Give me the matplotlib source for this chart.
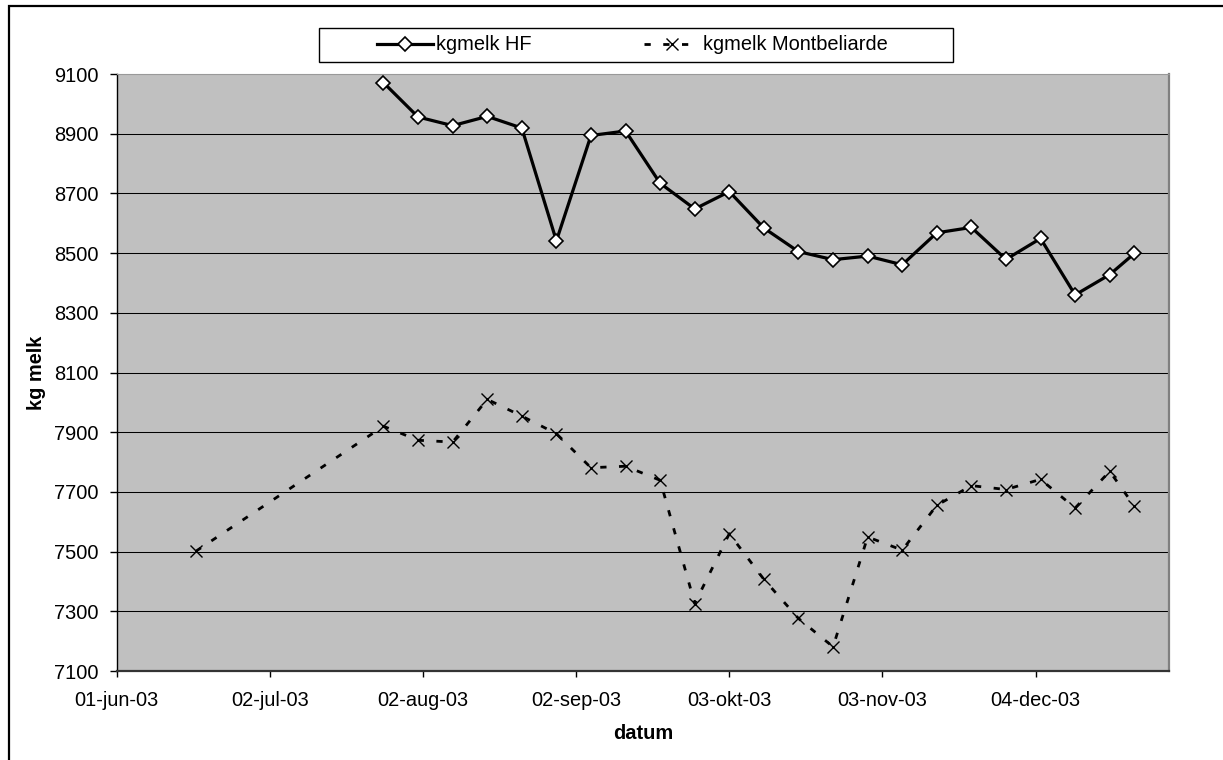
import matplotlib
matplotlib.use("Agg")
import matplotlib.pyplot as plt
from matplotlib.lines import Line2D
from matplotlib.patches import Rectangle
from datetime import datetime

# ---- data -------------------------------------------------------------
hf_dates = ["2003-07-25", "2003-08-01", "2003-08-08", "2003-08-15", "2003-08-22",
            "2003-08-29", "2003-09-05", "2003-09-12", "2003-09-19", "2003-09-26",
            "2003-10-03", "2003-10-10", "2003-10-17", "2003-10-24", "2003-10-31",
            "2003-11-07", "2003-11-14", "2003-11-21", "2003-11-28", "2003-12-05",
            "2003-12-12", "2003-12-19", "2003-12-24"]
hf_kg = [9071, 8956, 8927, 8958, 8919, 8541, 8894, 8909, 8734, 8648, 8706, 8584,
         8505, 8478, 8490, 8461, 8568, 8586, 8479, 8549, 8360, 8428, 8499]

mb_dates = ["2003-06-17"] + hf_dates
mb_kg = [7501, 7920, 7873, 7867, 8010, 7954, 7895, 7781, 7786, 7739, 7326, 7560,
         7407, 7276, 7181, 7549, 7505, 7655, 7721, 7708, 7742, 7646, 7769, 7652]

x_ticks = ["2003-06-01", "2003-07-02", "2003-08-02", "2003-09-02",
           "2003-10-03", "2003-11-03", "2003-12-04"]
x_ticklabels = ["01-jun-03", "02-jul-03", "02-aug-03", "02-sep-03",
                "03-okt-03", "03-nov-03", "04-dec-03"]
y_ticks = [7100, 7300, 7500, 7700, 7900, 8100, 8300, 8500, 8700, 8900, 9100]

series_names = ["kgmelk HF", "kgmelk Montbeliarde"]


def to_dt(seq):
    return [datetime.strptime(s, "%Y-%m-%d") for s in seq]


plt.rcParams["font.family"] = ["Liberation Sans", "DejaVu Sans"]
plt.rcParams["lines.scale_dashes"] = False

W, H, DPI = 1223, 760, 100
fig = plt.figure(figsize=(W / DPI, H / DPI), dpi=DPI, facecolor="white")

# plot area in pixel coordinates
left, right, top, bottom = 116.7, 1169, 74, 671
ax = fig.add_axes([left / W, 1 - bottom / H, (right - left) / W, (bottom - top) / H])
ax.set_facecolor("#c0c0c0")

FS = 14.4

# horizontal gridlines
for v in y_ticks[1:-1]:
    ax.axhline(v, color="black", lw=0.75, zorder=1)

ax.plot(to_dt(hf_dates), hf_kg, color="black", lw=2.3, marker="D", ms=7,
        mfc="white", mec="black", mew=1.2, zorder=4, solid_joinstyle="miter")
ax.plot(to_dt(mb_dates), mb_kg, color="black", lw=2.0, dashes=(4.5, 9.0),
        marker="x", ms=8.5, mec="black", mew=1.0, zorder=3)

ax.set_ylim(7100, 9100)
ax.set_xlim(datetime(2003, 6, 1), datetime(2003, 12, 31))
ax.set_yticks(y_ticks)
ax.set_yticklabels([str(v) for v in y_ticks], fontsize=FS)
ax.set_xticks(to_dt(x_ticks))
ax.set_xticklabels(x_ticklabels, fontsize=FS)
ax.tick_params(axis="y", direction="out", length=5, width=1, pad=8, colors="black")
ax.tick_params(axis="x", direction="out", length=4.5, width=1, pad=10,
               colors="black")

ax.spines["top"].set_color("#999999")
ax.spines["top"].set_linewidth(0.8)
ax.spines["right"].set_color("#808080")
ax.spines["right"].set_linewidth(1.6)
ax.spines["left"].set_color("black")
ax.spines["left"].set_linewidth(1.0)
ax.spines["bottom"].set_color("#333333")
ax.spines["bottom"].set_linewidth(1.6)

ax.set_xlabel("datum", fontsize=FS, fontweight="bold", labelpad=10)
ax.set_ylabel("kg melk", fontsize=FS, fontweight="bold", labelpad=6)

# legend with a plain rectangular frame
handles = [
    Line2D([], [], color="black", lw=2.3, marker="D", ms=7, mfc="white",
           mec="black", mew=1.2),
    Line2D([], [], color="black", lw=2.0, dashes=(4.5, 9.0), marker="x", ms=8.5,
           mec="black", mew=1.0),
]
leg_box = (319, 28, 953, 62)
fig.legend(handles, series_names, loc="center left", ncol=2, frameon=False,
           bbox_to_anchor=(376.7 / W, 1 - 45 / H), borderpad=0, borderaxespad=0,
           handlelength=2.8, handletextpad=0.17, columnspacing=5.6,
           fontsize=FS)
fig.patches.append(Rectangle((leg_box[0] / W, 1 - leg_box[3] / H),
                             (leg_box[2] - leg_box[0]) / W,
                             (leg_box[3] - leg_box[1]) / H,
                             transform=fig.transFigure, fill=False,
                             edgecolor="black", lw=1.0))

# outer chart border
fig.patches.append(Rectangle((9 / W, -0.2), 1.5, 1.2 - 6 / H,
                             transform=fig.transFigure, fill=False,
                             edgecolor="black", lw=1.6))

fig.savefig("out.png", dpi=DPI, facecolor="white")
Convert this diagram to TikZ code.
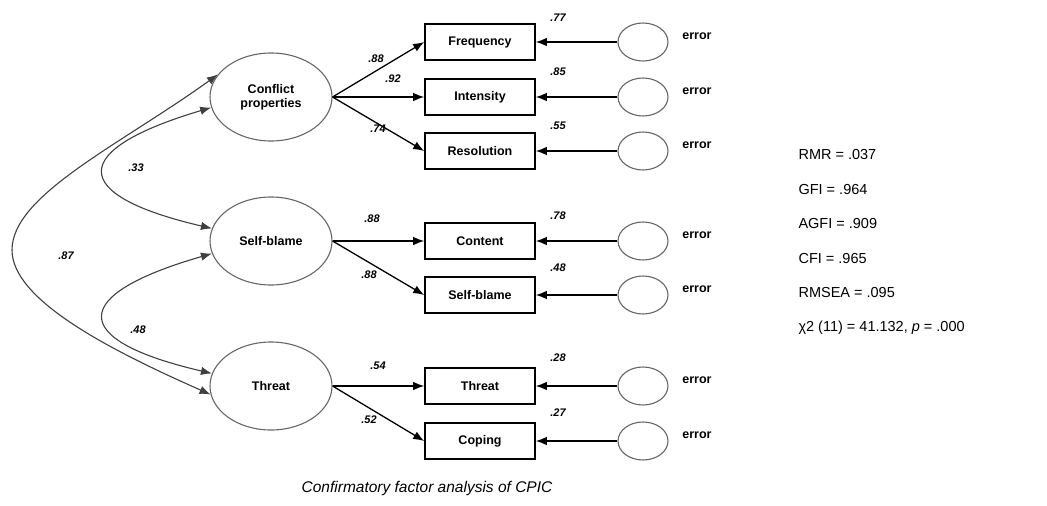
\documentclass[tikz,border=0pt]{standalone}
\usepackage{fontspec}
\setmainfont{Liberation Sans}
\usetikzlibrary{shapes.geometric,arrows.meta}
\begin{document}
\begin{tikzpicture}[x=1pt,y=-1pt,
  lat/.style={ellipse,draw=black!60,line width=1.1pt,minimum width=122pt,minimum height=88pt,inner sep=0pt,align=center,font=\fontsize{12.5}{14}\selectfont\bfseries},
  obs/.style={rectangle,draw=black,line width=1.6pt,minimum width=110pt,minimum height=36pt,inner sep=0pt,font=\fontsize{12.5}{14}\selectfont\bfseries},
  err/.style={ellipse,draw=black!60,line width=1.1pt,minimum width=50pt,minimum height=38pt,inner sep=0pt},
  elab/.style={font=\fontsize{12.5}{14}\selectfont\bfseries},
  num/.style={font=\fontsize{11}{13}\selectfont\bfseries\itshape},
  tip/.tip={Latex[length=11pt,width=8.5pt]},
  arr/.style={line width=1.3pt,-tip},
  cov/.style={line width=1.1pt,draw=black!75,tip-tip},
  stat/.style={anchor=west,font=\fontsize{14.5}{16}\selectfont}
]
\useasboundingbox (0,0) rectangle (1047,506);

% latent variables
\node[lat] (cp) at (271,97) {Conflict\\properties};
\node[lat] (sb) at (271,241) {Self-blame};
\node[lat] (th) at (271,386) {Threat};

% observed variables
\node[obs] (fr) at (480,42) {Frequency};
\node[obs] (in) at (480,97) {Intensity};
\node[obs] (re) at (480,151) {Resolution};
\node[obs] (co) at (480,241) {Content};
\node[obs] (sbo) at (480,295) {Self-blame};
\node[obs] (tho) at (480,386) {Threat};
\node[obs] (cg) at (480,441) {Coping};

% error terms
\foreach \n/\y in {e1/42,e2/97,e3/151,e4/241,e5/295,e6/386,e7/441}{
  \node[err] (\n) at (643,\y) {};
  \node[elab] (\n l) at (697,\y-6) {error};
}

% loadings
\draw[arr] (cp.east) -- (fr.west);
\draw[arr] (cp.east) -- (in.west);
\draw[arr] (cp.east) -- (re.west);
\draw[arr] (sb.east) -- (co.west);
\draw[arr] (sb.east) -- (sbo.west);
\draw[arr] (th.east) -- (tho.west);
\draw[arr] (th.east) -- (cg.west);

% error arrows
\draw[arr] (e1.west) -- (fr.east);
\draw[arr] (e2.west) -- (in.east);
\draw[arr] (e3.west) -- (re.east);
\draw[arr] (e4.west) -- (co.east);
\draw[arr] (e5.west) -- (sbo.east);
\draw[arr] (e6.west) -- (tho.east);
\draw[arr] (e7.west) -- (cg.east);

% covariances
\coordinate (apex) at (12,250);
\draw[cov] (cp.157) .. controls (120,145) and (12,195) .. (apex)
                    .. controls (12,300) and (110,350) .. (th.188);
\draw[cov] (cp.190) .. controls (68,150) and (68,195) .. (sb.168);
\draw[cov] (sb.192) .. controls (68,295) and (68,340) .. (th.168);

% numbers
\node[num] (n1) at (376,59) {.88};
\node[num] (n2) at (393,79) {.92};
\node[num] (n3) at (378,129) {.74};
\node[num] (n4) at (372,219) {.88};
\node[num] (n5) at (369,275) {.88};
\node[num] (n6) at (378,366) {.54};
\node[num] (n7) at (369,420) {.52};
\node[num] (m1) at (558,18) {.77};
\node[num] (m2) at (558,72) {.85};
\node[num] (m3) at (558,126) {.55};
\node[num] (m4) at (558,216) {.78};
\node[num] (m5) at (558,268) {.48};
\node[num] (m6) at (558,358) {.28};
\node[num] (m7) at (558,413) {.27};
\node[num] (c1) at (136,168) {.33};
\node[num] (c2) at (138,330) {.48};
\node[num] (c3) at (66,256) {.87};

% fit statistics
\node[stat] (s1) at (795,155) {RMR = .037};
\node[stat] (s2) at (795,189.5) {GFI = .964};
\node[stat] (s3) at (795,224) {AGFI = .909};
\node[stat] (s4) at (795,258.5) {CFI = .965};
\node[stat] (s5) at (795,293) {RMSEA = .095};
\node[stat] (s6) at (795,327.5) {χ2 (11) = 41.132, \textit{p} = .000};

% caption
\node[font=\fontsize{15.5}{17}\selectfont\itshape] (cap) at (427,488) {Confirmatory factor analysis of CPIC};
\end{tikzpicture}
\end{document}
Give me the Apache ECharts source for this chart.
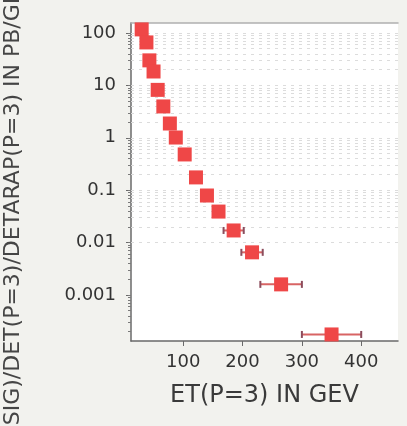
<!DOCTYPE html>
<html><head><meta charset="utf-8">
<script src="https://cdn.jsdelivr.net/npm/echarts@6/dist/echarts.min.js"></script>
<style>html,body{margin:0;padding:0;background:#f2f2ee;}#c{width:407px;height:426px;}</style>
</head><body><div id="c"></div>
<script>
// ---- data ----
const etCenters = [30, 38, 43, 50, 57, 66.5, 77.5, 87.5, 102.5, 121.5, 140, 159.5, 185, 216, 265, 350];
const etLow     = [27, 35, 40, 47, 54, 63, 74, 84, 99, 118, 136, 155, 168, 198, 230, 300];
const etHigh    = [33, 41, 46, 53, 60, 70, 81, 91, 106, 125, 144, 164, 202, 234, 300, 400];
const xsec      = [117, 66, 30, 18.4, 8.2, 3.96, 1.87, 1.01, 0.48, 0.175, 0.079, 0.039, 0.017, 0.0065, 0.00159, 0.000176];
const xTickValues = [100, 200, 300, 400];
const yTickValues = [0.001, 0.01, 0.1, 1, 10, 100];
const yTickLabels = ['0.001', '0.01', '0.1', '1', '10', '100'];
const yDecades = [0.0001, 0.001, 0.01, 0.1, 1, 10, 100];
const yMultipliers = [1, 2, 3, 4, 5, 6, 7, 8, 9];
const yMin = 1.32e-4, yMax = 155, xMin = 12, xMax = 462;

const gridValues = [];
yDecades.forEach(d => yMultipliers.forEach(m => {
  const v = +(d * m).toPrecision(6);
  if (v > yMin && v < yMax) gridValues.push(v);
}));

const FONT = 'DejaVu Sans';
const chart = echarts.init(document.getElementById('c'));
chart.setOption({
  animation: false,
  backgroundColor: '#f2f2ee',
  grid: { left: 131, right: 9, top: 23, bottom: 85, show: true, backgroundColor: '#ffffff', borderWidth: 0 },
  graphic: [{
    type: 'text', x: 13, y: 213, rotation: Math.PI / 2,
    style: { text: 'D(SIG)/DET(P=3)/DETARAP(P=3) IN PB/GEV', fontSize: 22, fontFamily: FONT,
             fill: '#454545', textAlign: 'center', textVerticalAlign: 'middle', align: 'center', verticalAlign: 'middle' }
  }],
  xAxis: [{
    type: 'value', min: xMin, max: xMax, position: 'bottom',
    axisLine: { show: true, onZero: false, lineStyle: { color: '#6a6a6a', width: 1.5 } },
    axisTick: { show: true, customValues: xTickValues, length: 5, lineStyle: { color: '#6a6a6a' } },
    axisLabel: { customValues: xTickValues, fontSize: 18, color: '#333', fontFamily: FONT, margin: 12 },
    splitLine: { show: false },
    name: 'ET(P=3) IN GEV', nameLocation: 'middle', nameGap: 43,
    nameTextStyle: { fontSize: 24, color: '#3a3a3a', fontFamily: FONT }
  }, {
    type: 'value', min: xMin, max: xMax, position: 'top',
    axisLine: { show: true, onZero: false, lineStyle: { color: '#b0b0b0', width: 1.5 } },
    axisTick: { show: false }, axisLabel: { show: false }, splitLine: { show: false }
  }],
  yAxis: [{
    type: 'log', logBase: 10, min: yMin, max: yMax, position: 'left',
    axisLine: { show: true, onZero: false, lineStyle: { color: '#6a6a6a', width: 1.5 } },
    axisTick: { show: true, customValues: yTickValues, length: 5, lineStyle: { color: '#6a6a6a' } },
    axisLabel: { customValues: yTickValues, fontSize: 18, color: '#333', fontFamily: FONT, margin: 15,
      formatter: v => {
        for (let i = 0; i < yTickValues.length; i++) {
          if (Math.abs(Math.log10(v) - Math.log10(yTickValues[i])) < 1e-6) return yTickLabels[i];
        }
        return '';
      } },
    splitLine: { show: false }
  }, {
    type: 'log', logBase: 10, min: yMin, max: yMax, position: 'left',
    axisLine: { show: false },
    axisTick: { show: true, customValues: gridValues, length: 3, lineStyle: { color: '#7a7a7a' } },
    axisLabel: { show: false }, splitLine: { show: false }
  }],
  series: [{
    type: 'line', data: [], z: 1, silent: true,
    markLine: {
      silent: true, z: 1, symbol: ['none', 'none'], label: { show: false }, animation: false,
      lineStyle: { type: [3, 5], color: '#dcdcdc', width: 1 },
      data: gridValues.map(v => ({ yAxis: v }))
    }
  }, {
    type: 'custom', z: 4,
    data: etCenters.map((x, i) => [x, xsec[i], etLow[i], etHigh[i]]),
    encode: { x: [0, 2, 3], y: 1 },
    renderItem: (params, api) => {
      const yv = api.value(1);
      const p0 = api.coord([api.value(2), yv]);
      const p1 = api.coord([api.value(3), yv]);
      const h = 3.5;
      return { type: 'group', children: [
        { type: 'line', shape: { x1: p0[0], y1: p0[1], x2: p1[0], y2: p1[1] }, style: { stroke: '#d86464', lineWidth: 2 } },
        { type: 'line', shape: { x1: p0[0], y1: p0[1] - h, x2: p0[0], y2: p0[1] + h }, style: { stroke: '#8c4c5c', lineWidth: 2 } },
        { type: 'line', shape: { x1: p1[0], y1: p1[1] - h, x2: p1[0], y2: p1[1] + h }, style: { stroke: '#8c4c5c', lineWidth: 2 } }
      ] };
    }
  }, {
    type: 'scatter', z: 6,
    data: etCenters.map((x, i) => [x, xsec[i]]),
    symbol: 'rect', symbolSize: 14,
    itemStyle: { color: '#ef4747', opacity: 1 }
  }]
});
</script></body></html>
-=-=-
## Task:
Return exactly what appears from the opening line of the material through the line with "from datetime import datetime", apart from the pictures.

## Solution for this task:
Give me the matplotlib source for this chart.
import matplotlib
matplotlib.use("Agg")
import matplotlib.pyplot as plt
from matplotlib.lines import Line2D
from matplotlib.patches import Rectangle
from datetime import datetime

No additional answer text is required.